Ini inspirasi dari sekitar sih. Dari keluarga juga. Nyokap gue itu punya toko sembako—dari 1985 sampai sekarang.
Terus banyak kan Chinese yang jauh-jauh sekolah ke luar negeri, baliknya justru jaga toko. Bukan berarti itu sesuatu yang negatif. Tapi ya di balik itu banyak kisah yang menarik.
Begitu juga konflik adik sama kakak, itu juga menarik—dan gue dapat dari sekitar gue. Intinya sih ini pure fiksi, tapi ceritanya amat dekat sama gue.

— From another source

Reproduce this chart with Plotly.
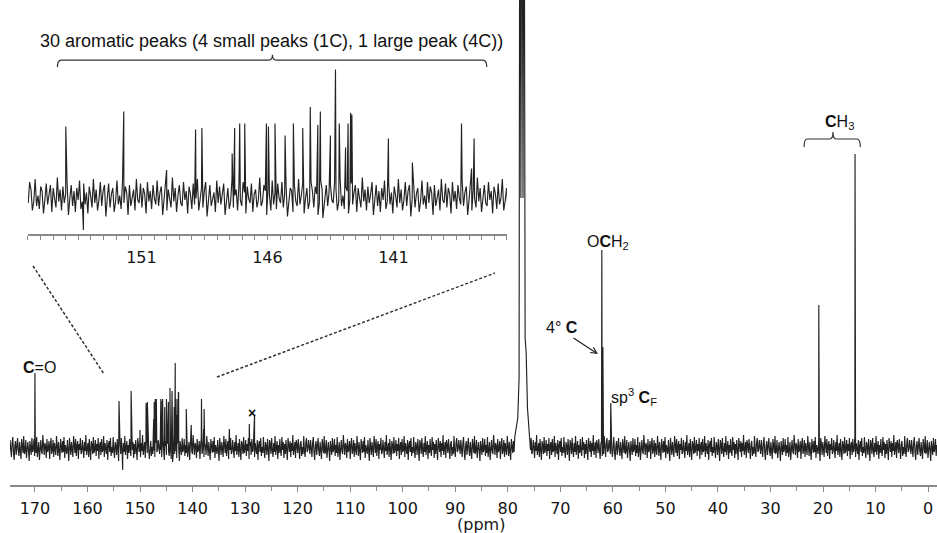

G: Buat lo, apa bedanya mengadaptasi buku dengan membuat sebuahoriginal story yang baru?
E: Beda banget. Kalau adaptasi, apalagi yang diangkat dari hidup gue, banyak restraint yang enggak bisa gue langgar.
Orang kan ada yang tahu hidup gue, jadi gue enggak bisa mengarang sesuka gue kan. Tapi kalau di CTS ini gue punya kebebasan buat mengarang cerita.
Berdua sama istri gue, kami itu membuat cerita tanpa batasan apapun.
G: Dua film lo sama-sama menyiratkan potret hidup orang Tionghoa. Apa sebab lo memilih itu?
E: Sebenarnya gue enggak punya misi spesifik: “Wah film kedua harus mengangkat cina-cinaan lagi”.
Tapi kebetulan pas gue lagi mencari premis, yang lagi dekat ya itu—untuk sementara.
Enggak tahu kalau ke depannya gue bikin film lagi, apakah masih berkaitan dengan Chinese juga. Jadi memang bukan sesuatu yang diniati.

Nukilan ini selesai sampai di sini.